Goal: Reproduce every entry below precisely; do not include the pictures.
-------- Recorded data --------
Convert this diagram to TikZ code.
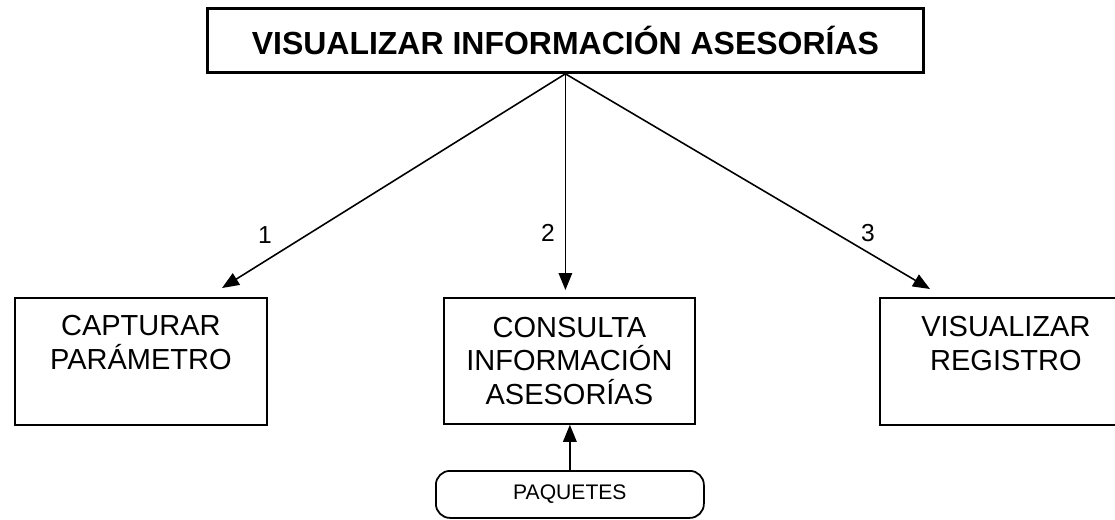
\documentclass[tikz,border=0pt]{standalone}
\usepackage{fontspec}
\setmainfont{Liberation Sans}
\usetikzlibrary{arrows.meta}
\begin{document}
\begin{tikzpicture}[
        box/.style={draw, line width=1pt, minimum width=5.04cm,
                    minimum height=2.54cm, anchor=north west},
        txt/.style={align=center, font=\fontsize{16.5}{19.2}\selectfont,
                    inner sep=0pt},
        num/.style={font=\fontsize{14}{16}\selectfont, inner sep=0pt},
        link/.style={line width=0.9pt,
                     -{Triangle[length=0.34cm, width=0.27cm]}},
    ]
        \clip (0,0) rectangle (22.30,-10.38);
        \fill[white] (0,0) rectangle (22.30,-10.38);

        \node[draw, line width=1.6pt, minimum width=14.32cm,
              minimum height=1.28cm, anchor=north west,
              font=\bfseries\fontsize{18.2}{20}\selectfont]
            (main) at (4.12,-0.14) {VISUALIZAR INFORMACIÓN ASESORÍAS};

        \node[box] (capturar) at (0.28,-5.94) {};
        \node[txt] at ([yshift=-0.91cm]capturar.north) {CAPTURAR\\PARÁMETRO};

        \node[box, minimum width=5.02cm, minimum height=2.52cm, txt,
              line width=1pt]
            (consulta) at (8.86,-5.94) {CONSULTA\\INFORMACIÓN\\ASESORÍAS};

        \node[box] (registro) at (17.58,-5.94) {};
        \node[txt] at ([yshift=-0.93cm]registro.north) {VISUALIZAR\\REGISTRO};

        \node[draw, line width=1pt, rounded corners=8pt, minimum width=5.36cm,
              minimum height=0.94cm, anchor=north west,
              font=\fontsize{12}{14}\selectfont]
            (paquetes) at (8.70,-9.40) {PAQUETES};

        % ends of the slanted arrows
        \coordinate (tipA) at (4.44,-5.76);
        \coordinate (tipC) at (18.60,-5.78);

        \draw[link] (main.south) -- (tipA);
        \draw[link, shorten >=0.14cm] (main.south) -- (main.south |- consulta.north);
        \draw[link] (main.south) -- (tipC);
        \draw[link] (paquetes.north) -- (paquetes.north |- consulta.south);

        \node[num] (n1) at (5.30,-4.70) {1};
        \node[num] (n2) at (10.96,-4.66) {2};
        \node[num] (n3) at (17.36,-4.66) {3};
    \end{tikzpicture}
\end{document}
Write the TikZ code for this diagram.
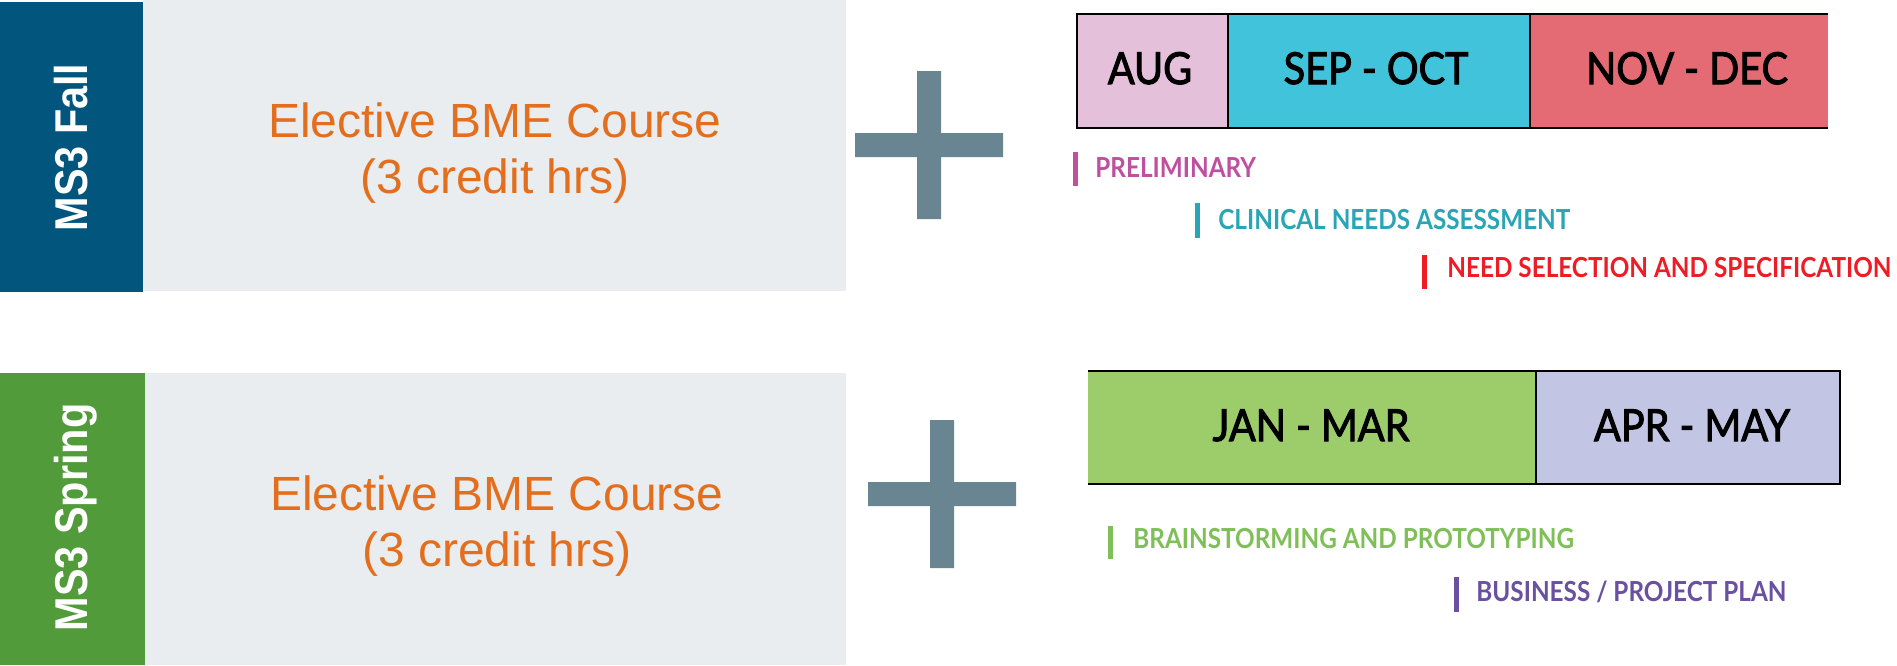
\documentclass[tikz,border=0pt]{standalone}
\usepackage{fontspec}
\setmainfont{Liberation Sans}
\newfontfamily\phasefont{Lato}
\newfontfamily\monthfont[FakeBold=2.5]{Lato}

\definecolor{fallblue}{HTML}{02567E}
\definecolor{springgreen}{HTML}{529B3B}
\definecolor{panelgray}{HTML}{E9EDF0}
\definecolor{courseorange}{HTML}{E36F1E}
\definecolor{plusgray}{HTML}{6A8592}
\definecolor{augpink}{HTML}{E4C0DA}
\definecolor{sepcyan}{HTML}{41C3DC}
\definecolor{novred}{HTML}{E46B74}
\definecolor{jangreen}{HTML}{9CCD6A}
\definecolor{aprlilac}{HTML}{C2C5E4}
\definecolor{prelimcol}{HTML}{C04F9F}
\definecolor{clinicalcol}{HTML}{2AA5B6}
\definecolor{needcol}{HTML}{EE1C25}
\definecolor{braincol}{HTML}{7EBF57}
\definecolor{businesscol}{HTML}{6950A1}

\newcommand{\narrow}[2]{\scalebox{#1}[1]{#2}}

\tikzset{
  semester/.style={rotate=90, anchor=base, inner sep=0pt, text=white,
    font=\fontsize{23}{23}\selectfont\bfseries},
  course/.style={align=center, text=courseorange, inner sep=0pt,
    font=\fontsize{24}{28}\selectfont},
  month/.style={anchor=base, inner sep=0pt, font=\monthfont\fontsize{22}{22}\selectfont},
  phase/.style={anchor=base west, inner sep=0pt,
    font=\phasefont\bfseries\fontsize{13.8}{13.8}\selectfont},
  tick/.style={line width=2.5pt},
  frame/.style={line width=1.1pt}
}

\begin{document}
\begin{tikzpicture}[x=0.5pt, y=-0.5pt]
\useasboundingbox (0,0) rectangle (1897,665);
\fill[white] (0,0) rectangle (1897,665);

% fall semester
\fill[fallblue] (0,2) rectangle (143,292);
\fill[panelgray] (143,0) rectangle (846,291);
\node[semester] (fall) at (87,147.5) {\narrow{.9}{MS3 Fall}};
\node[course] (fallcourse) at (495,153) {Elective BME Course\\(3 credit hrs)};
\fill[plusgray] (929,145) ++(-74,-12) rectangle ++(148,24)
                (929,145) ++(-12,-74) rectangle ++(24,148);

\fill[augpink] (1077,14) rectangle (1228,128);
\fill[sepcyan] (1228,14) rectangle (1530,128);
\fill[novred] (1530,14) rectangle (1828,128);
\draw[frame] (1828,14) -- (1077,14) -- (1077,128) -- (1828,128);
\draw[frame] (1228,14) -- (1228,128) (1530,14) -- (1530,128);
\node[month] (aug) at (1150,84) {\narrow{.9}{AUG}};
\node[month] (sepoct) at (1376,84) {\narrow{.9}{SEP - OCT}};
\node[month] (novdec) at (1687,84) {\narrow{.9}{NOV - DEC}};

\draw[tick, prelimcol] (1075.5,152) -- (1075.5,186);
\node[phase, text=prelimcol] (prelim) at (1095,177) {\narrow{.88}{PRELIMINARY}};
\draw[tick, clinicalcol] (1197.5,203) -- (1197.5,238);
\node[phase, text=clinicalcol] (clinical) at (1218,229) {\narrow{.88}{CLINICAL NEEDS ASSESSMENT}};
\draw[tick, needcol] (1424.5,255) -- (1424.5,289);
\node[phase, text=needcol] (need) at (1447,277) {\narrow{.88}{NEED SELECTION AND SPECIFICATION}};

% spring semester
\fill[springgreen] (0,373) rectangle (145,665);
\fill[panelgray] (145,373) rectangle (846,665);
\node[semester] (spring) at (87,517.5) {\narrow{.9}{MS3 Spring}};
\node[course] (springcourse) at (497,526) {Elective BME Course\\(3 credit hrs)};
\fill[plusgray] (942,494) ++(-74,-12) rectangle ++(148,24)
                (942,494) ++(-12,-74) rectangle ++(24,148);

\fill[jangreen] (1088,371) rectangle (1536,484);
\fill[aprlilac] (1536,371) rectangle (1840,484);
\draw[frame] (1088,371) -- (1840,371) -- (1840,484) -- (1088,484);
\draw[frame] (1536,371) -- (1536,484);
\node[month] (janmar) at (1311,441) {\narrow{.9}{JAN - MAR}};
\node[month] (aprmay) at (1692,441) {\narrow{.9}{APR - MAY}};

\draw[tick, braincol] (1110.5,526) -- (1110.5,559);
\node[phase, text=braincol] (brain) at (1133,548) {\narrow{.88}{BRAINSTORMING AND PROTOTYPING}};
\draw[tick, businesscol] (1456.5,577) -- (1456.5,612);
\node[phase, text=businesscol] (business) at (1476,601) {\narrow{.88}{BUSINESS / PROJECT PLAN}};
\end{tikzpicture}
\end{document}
--------
Answer for this exercise:
Convert this diagram to TikZ code.
\documentclass[tikz,border=0pt]{standalone}
\usepackage{fontspec}
\setmainfont{Liberation Sans}
\usetikzlibrary{arrows.meta}
\begin{document}
\begin{tikzpicture}[
        box/.style={draw, line width=1pt, minimum width=5.04cm,
                    minimum height=2.54cm, anchor=north west},
        txt/.style={align=center, font=\fontsize{16.5}{19.2}\selectfont,
                    inner sep=0pt},
        num/.style={font=\fontsize{14}{16}\selectfont, inner sep=0pt},
        link/.style={line width=0.9pt,
                     -{Triangle[length=0.34cm, width=0.27cm]}},
    ]
        \clip (0,0) rectangle (22.30,-10.38);
        \fill[white] (0,0) rectangle (22.30,-10.38);

        \node[draw, line width=1.6pt, minimum width=14.32cm,
              minimum height=1.28cm, anchor=north west,
              font=\bfseries\fontsize{18.2}{20}\selectfont]
            (main) at (4.12,-0.14) {VISUALIZAR INFORMACIÓN ASESORÍAS};

        \node[box] (capturar) at (0.28,-5.94) {};
        \node[txt] at ([yshift=-0.91cm]capturar.north) {CAPTURAR\\PARÁMETRO};

        \node[box, minimum width=5.02cm, minimum height=2.52cm, txt,
              line width=1pt]
            (consulta) at (8.86,-5.94) {CONSULTA\\INFORMACIÓN\\ASESORÍAS};

        \node[box] (registro) at (17.58,-5.94) {};
        \node[txt] at ([yshift=-0.93cm]registro.north) {VISUALIZAR\\REGISTRO};

        \node[draw, line width=1pt, rounded corners=8pt, minimum width=5.36cm,
              minimum height=0.94cm, anchor=north west,
              font=\fontsize{12}{14}\selectfont]
            (paquetes) at (8.70,-9.40) {PAQUETES};

        % ends of the slanted arrows
        \coordinate (tipA) at (4.44,-5.76);
        \coordinate (tipC) at (18.60,-5.78);

        \draw[link] (main.south) -- (tipA);
        \draw[link, shorten >=0.14cm] (main.south) -- (main.south |- consulta.north);
        \draw[link] (main.south) -- (tipC);
        \draw[link] (paquetes.north) -- (paquetes.north |- consulta.south);

        \node[num] (n1) at (5.30,-4.70) {1};
        \node[num] (n2) at (10.96,-4.66) {2};
        \node[num] (n3) at (17.36,-4.66) {3};
    \end{tikzpicture}
\end{document}
Write the TikZ code for this diagram.
\documentclass[tikz,border=0pt]{standalone}
\usepackage{fontspec}
\setmainfont{Liberation Sans}
\newfontfamily\phasefont{Lato}
\newfontfamily\monthfont[FakeBold=2.5]{Lato}

\definecolor{fallblue}{HTML}{02567E}
\definecolor{springgreen}{HTML}{529B3B}
\definecolor{panelgray}{HTML}{E9EDF0}
\definecolor{courseorange}{HTML}{E36F1E}
\definecolor{plusgray}{HTML}{6A8592}
\definecolor{augpink}{HTML}{E4C0DA}
\definecolor{sepcyan}{HTML}{41C3DC}
\definecolor{novred}{HTML}{E46B74}
\definecolor{jangreen}{HTML}{9CCD6A}
\definecolor{aprlilac}{HTML}{C2C5E4}
\definecolor{prelimcol}{HTML}{C04F9F}
\definecolor{clinicalcol}{HTML}{2AA5B6}
\definecolor{needcol}{HTML}{EE1C25}
\definecolor{braincol}{HTML}{7EBF57}
\definecolor{businesscol}{HTML}{6950A1}

\newcommand{\narrow}[2]{\scalebox{#1}[1]{#2}}

\tikzset{
  semester/.style={rotate=90, anchor=base, inner sep=0pt, text=white,
    font=\fontsize{23}{23}\selectfont\bfseries},
  course/.style={align=center, text=courseorange, inner sep=0pt,
    font=\fontsize{24}{28}\selectfont},
  month/.style={anchor=base, inner sep=0pt, font=\monthfont\fontsize{22}{22}\selectfont},
  phase/.style={anchor=base west, inner sep=0pt,
    font=\phasefont\bfseries\fontsize{13.8}{13.8}\selectfont},
  tick/.style={line width=2.5pt},
  frame/.style={line width=1.1pt}
}

\begin{document}
\begin{tikzpicture}[x=0.5pt, y=-0.5pt]
\useasboundingbox (0,0) rectangle (1897,665);
\fill[white] (0,0) rectangle (1897,665);

% fall semester
\fill[fallblue] (0,2) rectangle (143,292);
\fill[panelgray] (143,0) rectangle (846,291);
\node[semester] (fall) at (87,147.5) {\narrow{.9}{MS3 Fall}};
\node[course] (fallcourse) at (495,153) {Elective BME Course\\(3 credit hrs)};
\fill[plusgray] (929,145) ++(-74,-12) rectangle ++(148,24)
                (929,145) ++(-12,-74) rectangle ++(24,148);

\fill[augpink] (1077,14) rectangle (1228,128);
\fill[sepcyan] (1228,14) rectangle (1530,128);
\fill[novred] (1530,14) rectangle (1828,128);
\draw[frame] (1828,14) -- (1077,14) -- (1077,128) -- (1828,128);
\draw[frame] (1228,14) -- (1228,128) (1530,14) -- (1530,128);
\node[month] (aug) at (1150,84) {\narrow{.9}{AUG}};
\node[month] (sepoct) at (1376,84) {\narrow{.9}{SEP - OCT}};
\node[month] (novdec) at (1687,84) {\narrow{.9}{NOV - DEC}};

\draw[tick, prelimcol] (1075.5,152) -- (1075.5,186);
\node[phase, text=prelimcol] (prelim) at (1095,177) {\narrow{.88}{PRELIMINARY}};
\draw[tick, clinicalcol] (1197.5,203) -- (1197.5,238);
\node[phase, text=clinicalcol] (clinical) at (1218,229) {\narrow{.88}{CLINICAL NEEDS ASSESSMENT}};
\draw[tick, needcol] (1424.5,255) -- (1424.5,289);
\node[phase, text=needcol] (need) at (1447,277) {\narrow{.88}{NEED SELECTION AND SPECIFICATION}};

% spring semester
\fill[springgreen] (0,373) rectangle (145,665);
\fill[panelgray] (145,373) rectangle (846,665);
\node[semester] (spring) at (87,517.5) {\narrow{.9}{MS3 Spring}};
\node[course] (springcourse) at (497,526) {Elective BME Course\\(3 credit hrs)};
\fill[plusgray] (942,494) ++(-74,-12) rectangle ++(148,24)
                (942,494) ++(-12,-74) rectangle ++(24,148);

\fill[jangreen] (1088,371) rectangle (1536,484);
\fill[aprlilac] (1536,371) rectangle (1840,484);
\draw[frame] (1088,371) -- (1840,371) -- (1840,484) -- (1088,484);
\draw[frame] (1536,371) -- (1536,484);
\node[month] (janmar) at (1311,441) {\narrow{.9}{JAN - MAR}};
\node[month] (aprmay) at (1692,441) {\narrow{.9}{APR - MAY}};

\draw[tick, braincol] (1110.5,526) -- (1110.5,559);
\node[phase, text=braincol] (brain) at (1133,548) {\narrow{.88}{BRAINSTORMING AND PROTOTYPING}};
\draw[tick, businesscol] (1456.5,577) -- (1456.5,612);
\node[phase, text=businesscol] (business) at (1476,601) {\narrow{.88}{BUSINESS / PROJECT PLAN}};
\end{tikzpicture}
\end{document}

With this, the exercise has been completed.